** BEGIN Dataset section **

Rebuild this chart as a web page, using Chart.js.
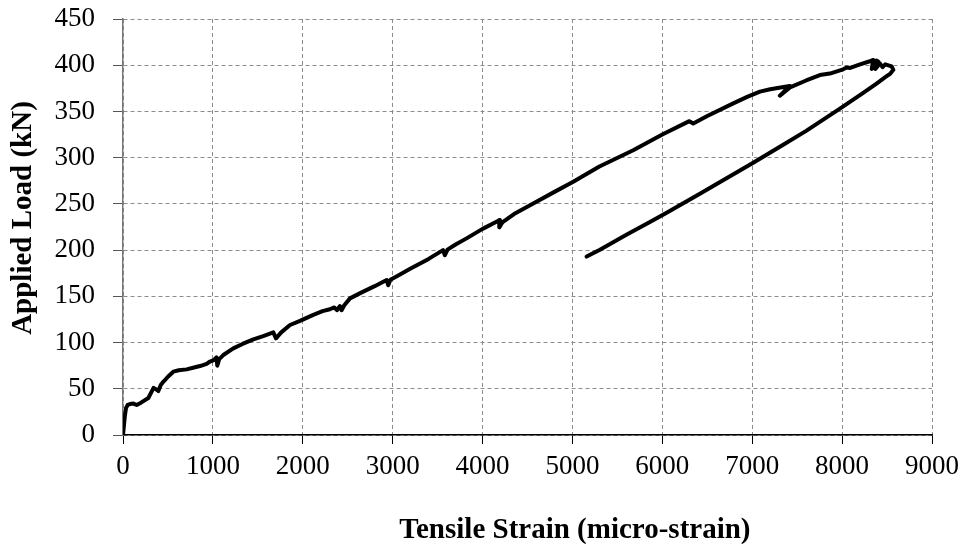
<!DOCTYPE html>
<html lang="en">
<head>
    <meta charset="UTF-8">
    <title>Applied Load vs Tensile Strain</title>
    <script src="https://cdn.jsdelivr.net/npm/chart.js"></script>
    <style>
        body {
            margin: 0;
            padding: 0;
            background-color: #fff;
        }

        canvas {
            display: block;
        }
    </style>
</head>
<body>
    <canvas id="load-chart" width="963" height="551"></canvas>

    <script>
        // strain (micro-strain) and load (kN)
        const loadingStrain = [0, 20, 33, 52, 78, 115, 152, 200, 282, 340, 375, 393, 420, 448, 500, 560, 620, 708, 790, 857,
            930, 968, 1010, 1040, 1049, 1070, 1116, 1227, 1330, 1450, 1560, 1672, 1702, 1760, 1858, 1969, 2117, 2220, 2302, 2350,
            2380, 2414, 2432, 2460, 2525, 2650, 2800, 2933, 2950, 2975, 3042, 3200, 3400, 3560, 3581, 3610, 3700, 3822, 4000, 4193,
            4186, 4220, 4350, 4564, 4800, 5009, 5300, 5676, 6000, 6300, 6344, 6500, 6789, 6950, 7086, 7200, 7383, 7420, 7308, 7420,
            7600, 7753, 7864, 8012, 8050, 8090, 8200, 8300, 8346, 8330, 8380, 8402, 8370, 8420, 8450, 8480, 8550, 8570];
        const loadingLoad = [0, 20, 29, 32.5, 33.5, 34, 32.5, 35, 40, 51, 49, 47.5, 54, 57.5, 63, 68.5, 70, 71, 73, 74.6,
            77, 79.5, 81, 84, 75, 82, 86.5, 93.7, 98.5, 103.4, 107, 111, 104.6, 111, 119, 123.5, 130, 134, 136, 138,
            135, 139.5, 135, 140, 147.8, 154, 161, 167.7, 162, 168, 171.5, 180, 190.5, 200, 194.5, 200.5, 206, 212.7, 223, 232.6,
            224.6, 230, 239, 250.5, 263, 274, 290.5, 308, 325, 339.5, 337, 345, 358.7, 366, 371.4, 374, 377, 377.5, 367, 376,
            383.5, 389.4, 391, 395.6, 397.5, 397, 401, 404, 405.7, 396, 405, 404, 396, 402, 398, 401, 398.7, 395];

        const unloadingStrain = [8537, 8480, 8383, 8235, 7976, 7828, 7600, 7345, 7011, 6700, 6418, 6048, 5862, 5600, 5306, 5158];
        const unloadingLoad = [391, 387, 380, 370, 353, 343.5, 329, 314, 294.5, 277, 261, 240.5, 230.5, 216.5, 200.5, 193];

        const strainTicks = [0, 1000, 2000, 3000, 4000, 5000, 6000, 7000, 8000, 9000];
        const loadTicks = [0, 50, 100, 150, 200, 250, 300, 350, 400, 450];

        const xTitle = 'Tensile Strain (micro-strain)';
        const yTitle = 'Applied Load (kN)';

        const serif = "'Liberation Serif', 'Times New Roman', serif";

        // one continuous trace: loading then unloading
        const points = loadingStrain.map((x, i) => ({ x: x, y: loadingLoad[i] }))
            .concat(unloadingStrain.map((x, i) => ({ x: x, y: unloadingLoad[i] })));

        // axis titles are not centred on the plot in the original, so draw them here
        const titlePlugin = {
            id: 'axisTitles',
            afterDraw(chart) {
                const ctx = chart.ctx;
                ctx.save();
                ctx.font = "bold 29px " + serif;
                ctx.fillStyle = '#000';
                ctx.textAlign = 'center';
                ctx.textBaseline = 'middle';
                ctx.fillText(xTitle, chart.width * 0.597, 531);
                ctx.translate(24, 218);
                ctx.rotate(-Math.PI / 2);
                ctx.fillText(yTitle, 0, 0);
                ctx.restore();
            }
        };

        new Chart(document.getElementById('load-chart'), {
            type: 'scatter',
            data: {
                datasets: [{
                    data: points,
                    showLine: true,
                    borderColor: '#000',
                    borderWidth: 4,
                    pointRadius: 0,
                    tension: 0,
                    borderJoinStyle: 'round',
                    borderCapStyle: 'round'
                }]
            },
            options: {
                responsive: false,
                animation: false,
                layout: {
                    autoPadding: false,
                    padding: { top: 19, right: 31, bottom: 0, left: 0 }
                },
                plugins: {
                    legend: { display: false },
                    tooltip: { enabled: false }
                },
                scales: {
                    x: {
                        type: 'linear',
                        min: 0,
                        max: 9000,
                        afterBuildTicks: (scale) => { scale.ticks = strainTicks.map(v => ({ value: v })); },
                        afterFit: (scale) => {
                            scale.height = 116;
                            scale.paddingLeft = 0;
                            scale.paddingRight = 0;
                        },
                        ticks: {
                            font: { family: serif, size: 27 },
                            color: '#000',
                            padding: 7,
                            maxRotation: 0,
                            autoSkip: false,
                            callback: (v) => String(v)
                        },
                        grid: {
                            color: '#8c8c8c',
                            lineWidth: 1,
                            tickLength: 9,
                            tickColor: '#000'
                        },
                        border: {
                            color: '#000',
                            width: 1.5,
                            dash: [4, 3]
                        }
                    },
                    y: {
                        type: 'linear',
                        min: 0,
                        max: 450,
                        afterBuildTicks: (scale) => { scale.ticks = loadTicks.map(v => ({ value: v })); },
                        afterFit: (scale) => {
                            scale.width = 123;
                            scale.paddingTop = 0;
                            scale.paddingBottom = 0;
                        },
                        ticks: {
                            font: { family: serif, size: 27 },
                            color: '#000',
                            padding: 18,
                            autoSkip: false,
                            callback: (v) => String(v)
                        },
                        grid: {
                            color: '#8c8c8c',
                            lineWidth: 1,
                            tickLength: 10,
                            tickColor: '#555'
                        },
                        border: {
                            color: '#777',
                            width: 1.5,
                            dash: [4, 3]
                        }
                    }
                }
            },
            plugins: [titlePlugin]
        });
    </script>
</body>
</html>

** END Dataset section **

● **Problem statement**
Leave out the pictures and restate, word for word, the lines from the top of the data through the line containing "350, 400, 450];", both included.

● **Solution to the exercise**
Rebuild this chart as a web page, using Chart.js.
<!DOCTYPE html>
<html lang="en">
<head>
    <meta charset="UTF-8">
    <title>Applied Load vs Tensile Strain</title>
    <script src="https://cdn.jsdelivr.net/npm/chart.js"></script>
    <style>
        body {
            margin: 0;
            padding: 0;
            background-color: #fff;
        }

        canvas {
            display: block;
        }
    </style>
</head>
<body>
    <canvas id="load-chart" width="963" height="551"></canvas>

    <script>
        // strain (micro-strain) and load (kN)
        const loadingStrain = [0, 20, 33, 52, 78, 115, 152, 200, 282, 340, 375, 393, 420, 448, 500, 560, 620, 708, 790, 857,
            930, 968, 1010, 1040, 1049, 1070, 1116, 1227, 1330, 1450, 1560, 1672, 1702, 1760, 1858, 1969, 2117, 2220, 2302, 2350,
            2380, 2414, 2432, 2460, 2525, 2650, 2800, 2933, 2950, 2975, 3042, 3200, 3400, 3560, 3581, 3610, 3700, 3822, 4000, 4193,
            4186, 4220, 4350, 4564, 4800, 5009, 5300, 5676, 6000, 6300, 6344, 6500, 6789, 6950, 7086, 7200, 7383, 7420, 7308, 7420,
            7600, 7753, 7864, 8012, 8050, 8090, 8200, 8300, 8346, 8330, 8380, 8402, 8370, 8420, 8450, 8480, 8550, 8570];
        const loadingLoad = [0, 20, 29, 32.5, 33.5, 34, 32.5, 35, 40, 51, 49, 47.5, 54, 57.5, 63, 68.5, 70, 71, 73, 74.6,
            77, 79.5, 81, 84, 75, 82, 86.5, 93.7, 98.5, 103.4, 107, 111, 104.6, 111, 119, 123.5, 130, 134, 136, 138,
            135, 139.5, 135, 140, 147.8, 154, 161, 167.7, 162, 168, 171.5, 180, 190.5, 200, 194.5, 200.5, 206, 212.7, 223, 232.6,
            224.6, 230, 239, 250.5, 263, 274, 290.5, 308, 325, 339.5, 337, 345, 358.7, 366, 371.4, 374, 377, 377.5, 367, 376,
            383.5, 389.4, 391, 395.6, 397.5, 397, 401, 404, 405.7, 396, 405, 404, 396, 402, 398, 401, 398.7, 395];

        const unloadingStrain = [8537, 8480, 8383, 8235, 7976, 7828, 7600, 7345, 7011, 6700, 6418, 6048, 5862, 5600, 5306, 5158];
        const unloadingLoad = [391, 387, 380, 370, 353, 343.5, 329, 314, 294.5, 277, 261, 240.5, 230.5, 216.5, 200.5, 193];

        const strainTicks = [0, 1000, 2000, 3000, 4000, 5000, 6000, 7000, 8000, 9000];
        const loadTicks = [0, 50, 100, 150, 200, 250, 300, 350, 400, 450];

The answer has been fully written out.